Task objective ▸
Output the first line of the listing and each line after it, up to and including the line that contains "150, 200, 250];", exactly as written, minus the pictures.

* * * * * * * * *

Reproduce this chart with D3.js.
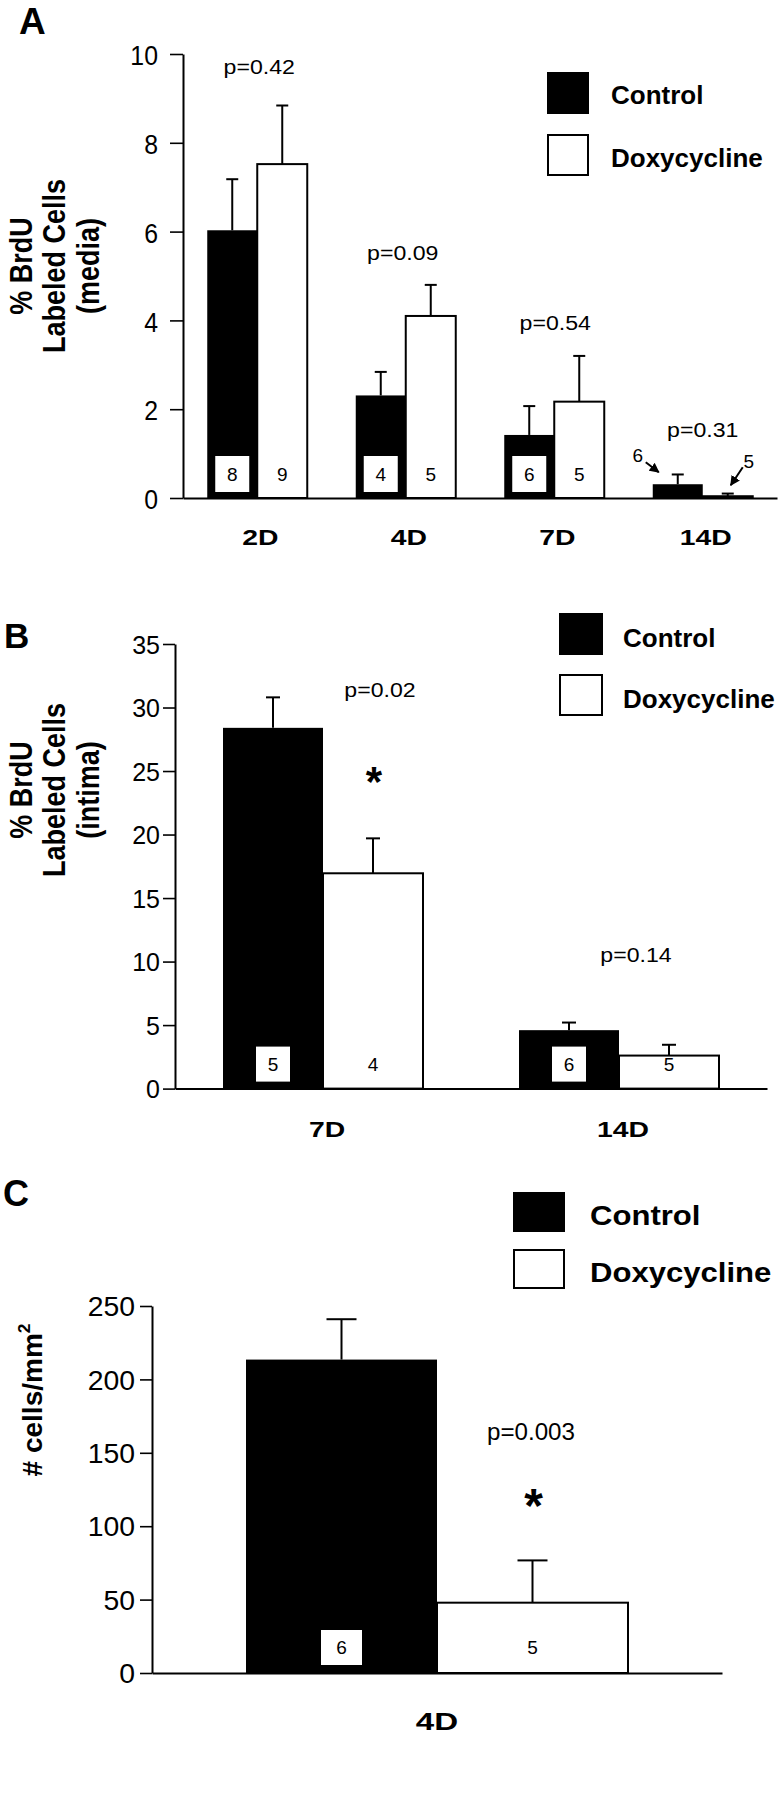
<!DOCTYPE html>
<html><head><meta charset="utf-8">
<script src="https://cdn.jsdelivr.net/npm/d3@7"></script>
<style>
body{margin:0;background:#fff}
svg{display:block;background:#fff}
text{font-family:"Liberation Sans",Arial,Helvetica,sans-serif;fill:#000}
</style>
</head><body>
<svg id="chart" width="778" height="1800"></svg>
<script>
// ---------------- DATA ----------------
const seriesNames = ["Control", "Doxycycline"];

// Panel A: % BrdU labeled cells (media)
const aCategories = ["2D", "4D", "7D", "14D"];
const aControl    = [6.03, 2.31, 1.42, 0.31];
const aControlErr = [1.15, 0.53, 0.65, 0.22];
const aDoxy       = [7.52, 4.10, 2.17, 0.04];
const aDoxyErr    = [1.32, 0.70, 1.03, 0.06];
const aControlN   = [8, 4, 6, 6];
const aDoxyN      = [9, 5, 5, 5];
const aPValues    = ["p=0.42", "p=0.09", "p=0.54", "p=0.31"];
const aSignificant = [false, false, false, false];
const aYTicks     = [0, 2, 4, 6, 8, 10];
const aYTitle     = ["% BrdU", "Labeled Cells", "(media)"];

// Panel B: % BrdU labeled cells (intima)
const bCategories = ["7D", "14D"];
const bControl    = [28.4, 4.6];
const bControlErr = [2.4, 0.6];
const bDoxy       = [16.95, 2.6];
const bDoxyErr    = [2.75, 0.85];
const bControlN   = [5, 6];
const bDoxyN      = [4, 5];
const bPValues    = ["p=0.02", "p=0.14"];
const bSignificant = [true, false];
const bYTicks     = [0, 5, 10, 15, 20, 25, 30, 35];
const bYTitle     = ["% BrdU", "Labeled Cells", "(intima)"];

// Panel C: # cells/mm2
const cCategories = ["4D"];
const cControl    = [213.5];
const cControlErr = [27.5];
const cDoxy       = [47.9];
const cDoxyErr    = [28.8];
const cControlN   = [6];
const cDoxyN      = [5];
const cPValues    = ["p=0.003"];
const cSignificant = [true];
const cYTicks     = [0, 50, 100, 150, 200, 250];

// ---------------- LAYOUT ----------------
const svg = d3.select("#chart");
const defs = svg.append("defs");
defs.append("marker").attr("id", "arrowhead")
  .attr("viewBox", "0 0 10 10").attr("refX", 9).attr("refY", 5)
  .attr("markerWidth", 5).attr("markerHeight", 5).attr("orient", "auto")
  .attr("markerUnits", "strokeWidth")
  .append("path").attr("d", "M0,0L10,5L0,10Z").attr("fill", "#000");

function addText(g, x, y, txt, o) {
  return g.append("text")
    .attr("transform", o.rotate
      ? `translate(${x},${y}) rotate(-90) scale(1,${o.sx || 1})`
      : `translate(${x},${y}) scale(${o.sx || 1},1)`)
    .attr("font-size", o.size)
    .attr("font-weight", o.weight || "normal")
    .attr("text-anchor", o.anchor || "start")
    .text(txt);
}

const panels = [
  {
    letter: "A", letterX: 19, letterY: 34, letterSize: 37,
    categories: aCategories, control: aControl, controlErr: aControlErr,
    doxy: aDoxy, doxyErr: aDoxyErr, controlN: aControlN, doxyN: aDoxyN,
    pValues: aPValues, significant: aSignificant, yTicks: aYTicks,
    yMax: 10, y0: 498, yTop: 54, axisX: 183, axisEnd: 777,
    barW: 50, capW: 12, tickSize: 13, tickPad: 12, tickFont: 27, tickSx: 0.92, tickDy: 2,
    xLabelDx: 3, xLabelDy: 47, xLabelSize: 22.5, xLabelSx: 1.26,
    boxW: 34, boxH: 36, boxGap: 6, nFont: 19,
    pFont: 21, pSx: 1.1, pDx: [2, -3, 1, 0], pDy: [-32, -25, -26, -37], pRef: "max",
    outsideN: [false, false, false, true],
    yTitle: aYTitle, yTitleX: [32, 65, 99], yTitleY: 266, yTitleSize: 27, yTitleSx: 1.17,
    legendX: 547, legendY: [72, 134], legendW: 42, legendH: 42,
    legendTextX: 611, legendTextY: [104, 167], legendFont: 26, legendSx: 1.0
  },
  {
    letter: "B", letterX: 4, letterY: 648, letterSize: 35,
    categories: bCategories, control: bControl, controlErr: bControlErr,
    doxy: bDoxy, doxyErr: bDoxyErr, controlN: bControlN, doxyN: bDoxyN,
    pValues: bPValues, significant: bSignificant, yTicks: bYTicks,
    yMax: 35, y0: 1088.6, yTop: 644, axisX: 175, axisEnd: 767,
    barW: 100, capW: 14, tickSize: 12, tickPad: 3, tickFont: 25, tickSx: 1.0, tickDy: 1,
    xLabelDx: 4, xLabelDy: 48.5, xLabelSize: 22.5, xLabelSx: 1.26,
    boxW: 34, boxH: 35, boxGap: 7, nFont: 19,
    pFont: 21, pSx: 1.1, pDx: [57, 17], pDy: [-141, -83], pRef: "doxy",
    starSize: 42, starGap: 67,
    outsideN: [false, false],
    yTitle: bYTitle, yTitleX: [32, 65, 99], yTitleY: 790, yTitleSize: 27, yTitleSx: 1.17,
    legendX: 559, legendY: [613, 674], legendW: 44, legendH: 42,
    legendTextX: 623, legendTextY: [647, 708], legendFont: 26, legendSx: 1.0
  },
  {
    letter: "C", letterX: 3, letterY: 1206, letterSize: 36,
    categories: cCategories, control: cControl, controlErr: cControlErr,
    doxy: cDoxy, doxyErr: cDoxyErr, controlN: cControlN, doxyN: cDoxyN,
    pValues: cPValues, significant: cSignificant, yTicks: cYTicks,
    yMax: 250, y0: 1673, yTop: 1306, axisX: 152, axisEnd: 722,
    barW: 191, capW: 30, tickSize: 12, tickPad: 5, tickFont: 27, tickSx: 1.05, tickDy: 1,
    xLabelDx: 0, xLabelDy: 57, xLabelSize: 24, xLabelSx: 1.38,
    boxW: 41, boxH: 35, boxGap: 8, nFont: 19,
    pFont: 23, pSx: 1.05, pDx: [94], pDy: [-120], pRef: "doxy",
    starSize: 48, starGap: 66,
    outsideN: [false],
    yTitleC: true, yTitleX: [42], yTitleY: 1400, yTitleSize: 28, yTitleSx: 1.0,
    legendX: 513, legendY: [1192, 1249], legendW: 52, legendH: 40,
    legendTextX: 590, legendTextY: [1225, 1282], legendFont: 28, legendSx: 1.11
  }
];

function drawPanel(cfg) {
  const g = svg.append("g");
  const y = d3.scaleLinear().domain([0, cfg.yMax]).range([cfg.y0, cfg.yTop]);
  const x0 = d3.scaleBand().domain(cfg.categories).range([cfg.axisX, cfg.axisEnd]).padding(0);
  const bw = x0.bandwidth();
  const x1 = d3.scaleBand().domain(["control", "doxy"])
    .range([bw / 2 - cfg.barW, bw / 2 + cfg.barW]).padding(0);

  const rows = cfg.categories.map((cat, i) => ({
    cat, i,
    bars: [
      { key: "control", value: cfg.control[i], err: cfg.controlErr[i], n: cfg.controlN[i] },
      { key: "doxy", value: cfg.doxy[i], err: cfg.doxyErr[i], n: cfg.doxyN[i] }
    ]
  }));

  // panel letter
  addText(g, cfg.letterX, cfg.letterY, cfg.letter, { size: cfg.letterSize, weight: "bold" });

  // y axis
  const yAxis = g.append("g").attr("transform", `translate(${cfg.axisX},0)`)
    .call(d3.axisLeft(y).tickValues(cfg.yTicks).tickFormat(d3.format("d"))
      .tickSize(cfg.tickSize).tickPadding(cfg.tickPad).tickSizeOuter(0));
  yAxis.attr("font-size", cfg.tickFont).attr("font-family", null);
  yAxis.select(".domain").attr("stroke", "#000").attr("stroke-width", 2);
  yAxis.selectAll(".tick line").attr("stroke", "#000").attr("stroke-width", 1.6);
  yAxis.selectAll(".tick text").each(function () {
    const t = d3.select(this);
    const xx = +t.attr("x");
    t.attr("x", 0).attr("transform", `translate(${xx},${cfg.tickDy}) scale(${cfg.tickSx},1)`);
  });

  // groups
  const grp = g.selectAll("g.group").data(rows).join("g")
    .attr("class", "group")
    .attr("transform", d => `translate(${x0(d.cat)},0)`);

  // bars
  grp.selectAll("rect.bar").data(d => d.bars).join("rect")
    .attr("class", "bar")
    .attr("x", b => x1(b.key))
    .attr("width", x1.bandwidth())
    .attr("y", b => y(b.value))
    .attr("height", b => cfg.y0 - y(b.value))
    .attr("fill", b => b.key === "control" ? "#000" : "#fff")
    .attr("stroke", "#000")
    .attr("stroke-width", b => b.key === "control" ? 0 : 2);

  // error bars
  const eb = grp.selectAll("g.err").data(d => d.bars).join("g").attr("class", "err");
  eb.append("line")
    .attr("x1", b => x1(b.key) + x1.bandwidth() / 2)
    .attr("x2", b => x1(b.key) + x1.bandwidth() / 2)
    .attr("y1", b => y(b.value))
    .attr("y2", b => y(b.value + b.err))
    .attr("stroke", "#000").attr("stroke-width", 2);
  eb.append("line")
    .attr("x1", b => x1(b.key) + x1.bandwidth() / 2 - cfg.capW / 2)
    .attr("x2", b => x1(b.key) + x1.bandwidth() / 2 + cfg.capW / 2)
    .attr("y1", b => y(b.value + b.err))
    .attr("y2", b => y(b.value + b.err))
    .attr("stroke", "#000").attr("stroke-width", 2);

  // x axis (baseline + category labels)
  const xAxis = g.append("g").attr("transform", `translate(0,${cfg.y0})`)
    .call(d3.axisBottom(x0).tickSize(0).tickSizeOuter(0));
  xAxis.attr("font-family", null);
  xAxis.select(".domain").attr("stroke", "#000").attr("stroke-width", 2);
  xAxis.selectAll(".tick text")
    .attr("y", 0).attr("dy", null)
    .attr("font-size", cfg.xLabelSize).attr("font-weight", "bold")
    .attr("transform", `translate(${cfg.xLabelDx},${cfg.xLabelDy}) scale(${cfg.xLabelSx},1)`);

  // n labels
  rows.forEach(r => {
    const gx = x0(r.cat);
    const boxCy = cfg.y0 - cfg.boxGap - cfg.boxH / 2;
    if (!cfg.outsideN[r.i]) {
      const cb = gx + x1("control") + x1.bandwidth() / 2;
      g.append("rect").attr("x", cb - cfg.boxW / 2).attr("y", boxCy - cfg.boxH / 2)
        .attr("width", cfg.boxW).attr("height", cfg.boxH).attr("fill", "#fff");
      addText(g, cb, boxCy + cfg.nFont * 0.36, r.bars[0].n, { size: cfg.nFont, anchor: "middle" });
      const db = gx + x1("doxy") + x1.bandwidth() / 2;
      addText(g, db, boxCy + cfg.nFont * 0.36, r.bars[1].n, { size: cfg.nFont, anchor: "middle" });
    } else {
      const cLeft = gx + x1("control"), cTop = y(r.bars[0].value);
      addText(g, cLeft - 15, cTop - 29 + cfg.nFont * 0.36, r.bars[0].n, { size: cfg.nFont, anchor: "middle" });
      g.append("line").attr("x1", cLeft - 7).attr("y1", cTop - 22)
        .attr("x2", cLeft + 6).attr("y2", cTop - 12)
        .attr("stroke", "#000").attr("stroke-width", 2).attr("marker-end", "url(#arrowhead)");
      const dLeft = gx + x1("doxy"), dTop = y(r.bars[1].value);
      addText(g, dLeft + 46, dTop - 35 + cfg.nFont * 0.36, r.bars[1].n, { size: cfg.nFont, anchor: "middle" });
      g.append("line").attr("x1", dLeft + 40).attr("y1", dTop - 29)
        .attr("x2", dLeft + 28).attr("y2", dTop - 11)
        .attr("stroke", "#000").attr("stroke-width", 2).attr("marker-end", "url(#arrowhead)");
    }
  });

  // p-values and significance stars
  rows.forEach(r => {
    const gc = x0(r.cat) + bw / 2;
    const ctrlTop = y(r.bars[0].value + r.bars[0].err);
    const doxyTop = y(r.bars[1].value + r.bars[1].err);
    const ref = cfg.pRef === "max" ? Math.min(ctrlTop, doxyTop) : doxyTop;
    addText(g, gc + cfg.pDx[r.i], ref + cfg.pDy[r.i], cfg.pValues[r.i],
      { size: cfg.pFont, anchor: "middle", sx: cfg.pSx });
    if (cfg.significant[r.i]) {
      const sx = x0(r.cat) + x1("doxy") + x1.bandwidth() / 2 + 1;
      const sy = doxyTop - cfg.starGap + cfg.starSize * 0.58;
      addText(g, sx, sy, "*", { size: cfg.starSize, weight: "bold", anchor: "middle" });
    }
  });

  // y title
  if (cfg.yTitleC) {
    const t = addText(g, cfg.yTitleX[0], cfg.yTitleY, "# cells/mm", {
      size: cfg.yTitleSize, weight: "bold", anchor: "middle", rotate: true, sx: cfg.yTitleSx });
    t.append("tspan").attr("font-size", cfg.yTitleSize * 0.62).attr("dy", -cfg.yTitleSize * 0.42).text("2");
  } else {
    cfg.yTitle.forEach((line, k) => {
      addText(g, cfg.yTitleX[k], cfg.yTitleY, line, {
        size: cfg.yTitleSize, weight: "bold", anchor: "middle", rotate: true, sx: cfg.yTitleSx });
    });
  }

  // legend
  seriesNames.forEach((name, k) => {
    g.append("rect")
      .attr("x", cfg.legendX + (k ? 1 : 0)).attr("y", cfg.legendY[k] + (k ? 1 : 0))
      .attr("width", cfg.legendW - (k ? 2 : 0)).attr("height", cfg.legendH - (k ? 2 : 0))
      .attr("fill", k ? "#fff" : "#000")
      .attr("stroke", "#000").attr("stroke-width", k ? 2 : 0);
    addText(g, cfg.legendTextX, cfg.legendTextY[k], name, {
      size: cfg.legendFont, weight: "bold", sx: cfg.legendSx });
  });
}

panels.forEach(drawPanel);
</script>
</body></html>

* * * * * * * * *

The result ▸
Reproduce this chart with D3.js.
<!DOCTYPE html>
<html><head><meta charset="utf-8">
<script src="https://cdn.jsdelivr.net/npm/d3@7"></script>
<style>
body{margin:0;background:#fff}
svg{display:block;background:#fff}
text{font-family:"Liberation Sans",Arial,Helvetica,sans-serif;fill:#000}
</style>
</head><body>
<svg id="chart" width="778" height="1800"></svg>
<script>
// ---------------- DATA ----------------
const seriesNames = ["Control", "Doxycycline"];

// Panel A: % BrdU labeled cells (media)
const aCategories = ["2D", "4D", "7D", "14D"];
const aControl    = [6.03, 2.31, 1.42, 0.31];
const aControlErr = [1.15, 0.53, 0.65, 0.22];
const aDoxy       = [7.52, 4.10, 2.17, 0.04];
const aDoxyErr    = [1.32, 0.70, 1.03, 0.06];
const aControlN   = [8, 4, 6, 6];
const aDoxyN      = [9, 5, 5, 5];
const aPValues    = ["p=0.42", "p=0.09", "p=0.54", "p=0.31"];
const aSignificant = [false, false, false, false];
const aYTicks     = [0, 2, 4, 6, 8, 10];
const aYTitle     = ["% BrdU", "Labeled Cells", "(media)"];

// Panel B: % BrdU labeled cells (intima)
const bCategories = ["7D", "14D"];
const bControl    = [28.4, 4.6];
const bControlErr = [2.4, 0.6];
const bDoxy       = [16.95, 2.6];
const bDoxyErr    = [2.75, 0.85];
const bControlN   = [5, 6];
const bDoxyN      = [4, 5];
const bPValues    = ["p=0.02", "p=0.14"];
const bSignificant = [true, false];
const bYTicks     = [0, 5, 10, 15, 20, 25, 30, 35];
const bYTitle     = ["% BrdU", "Labeled Cells", "(intima)"];

// Panel C: # cells/mm2
const cCategories = ["4D"];
const cControl    = [213.5];
const cControlErr = [27.5];
const cDoxy       = [47.9];
const cDoxyErr    = [28.8];
const cControlN   = [6];
const cDoxyN      = [5];
const cPValues    = ["p=0.003"];
const cSignificant = [true];
const cYTicks     = [0, 50, 100, 150, 200, 250];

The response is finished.